The Internet of Things (IoT) is the international effort to incorporate unique identifiers to give household and industrial devices the ability to transfer data over a network and avoid human-to-human or human-to-computer involvement. In other words, the chips included on IoT devices will do all the work. The advantages are that companies will be able to detect the problem with a product, say a television, without a customer service representative or technician ever having to make a phone call. This makes it easier for the company to correctly identify the problem and arrive at a quick solution.
Consumers Have Reason To Balk
Consumers have good reason to balk at their personal information, including their specific identifiers such as home address, being floated around cyberspace. Their recent experiences with data breaches at major retail outlets still have many weary of anything that does not have maximum security for their personal data. Adding another technology to the mix that will not be able to prove its security until it becomes a part of many consumers daily lives should make people nervous. The general thinking is: why tempt fate.
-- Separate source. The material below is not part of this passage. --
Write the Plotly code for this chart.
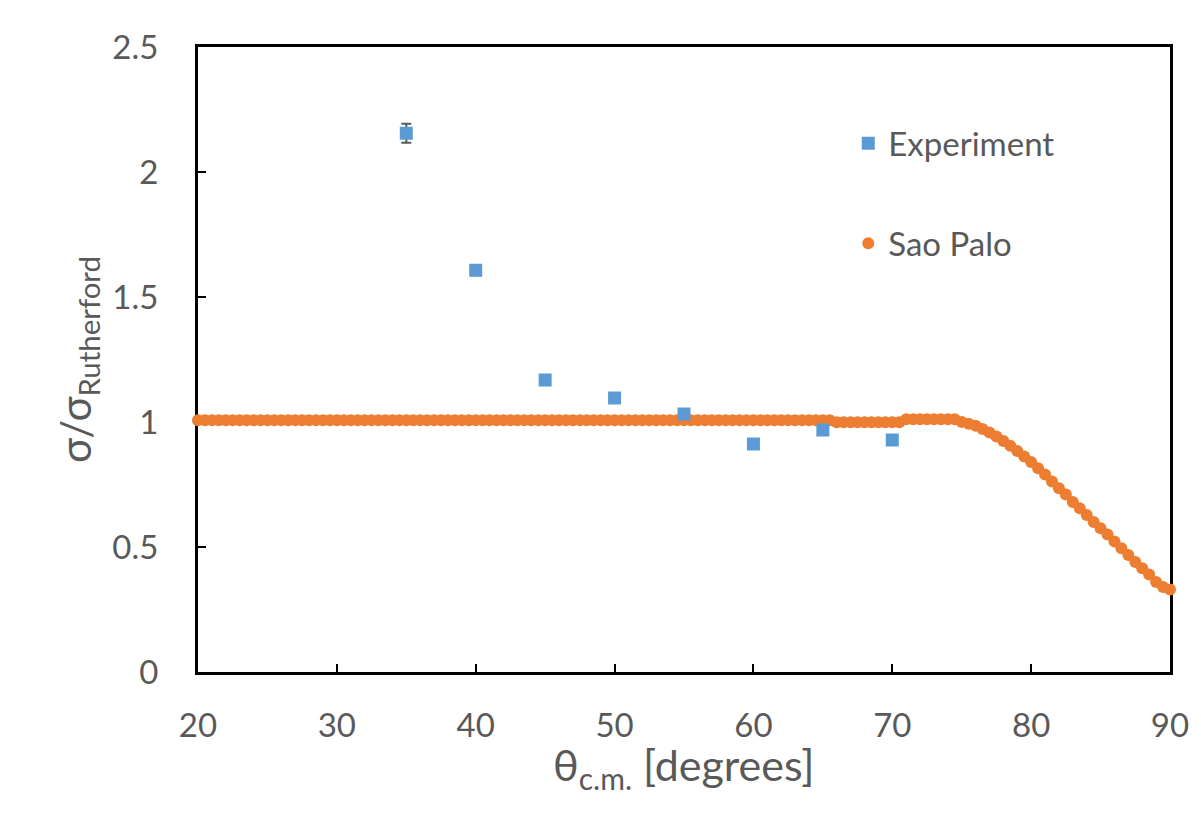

As companies gear up for incorporating the technology into the manufacturing process, pre-distribution surveys are being conducted to understand consumer sentiment. The results thus far are not very encouraging. Part of the blame lies at the feet of the manufacturers. Less than 20 percent of consumers said they were aware of the personal data sharing capabilities of the IoT technology installed in their devices. A separate 20 percent indicated that if they knew their personal information was being shared by IoT devices it would very likely change their consumer behavior. Between people being unaware and then, once discovered, opting to change their buying behavior, manufacturers and businesses have a ways to go before declaring the IoT a success.
Three Peas in a Pod
The three reasons given in a recent survey point to the real problem with the IoT: social media use, the proliferation of tablets and smartphones, and being victimized by a data breach. All three reasons point to the issue of a consumer’s personal data being put at risk wherever they may be. If a device that is at home can be hacked by a mobile device when someone is not at home, that increases the concern. Some may argue it is an issue of resistance to technology and progress, but a more moderate assessment is to first secure our current technology rather than move forward in what is justly seen as a reckless manner.
There’s a reason why companies are so willing to test out their technology and money saving ideas on consumers. It is the consumer who puts up the money to use the products, and should the technology have significant flaws, what will the consumer do to recoup their losses? Those losses may include personal data, but most certainly would include the money spent for a device that now poses a threat to their privacy. The companies actually have limited risk, since the will make a profit on the products they sell and the technology is not very expensive. The consumer, once again, will have suffered irretrievable losses.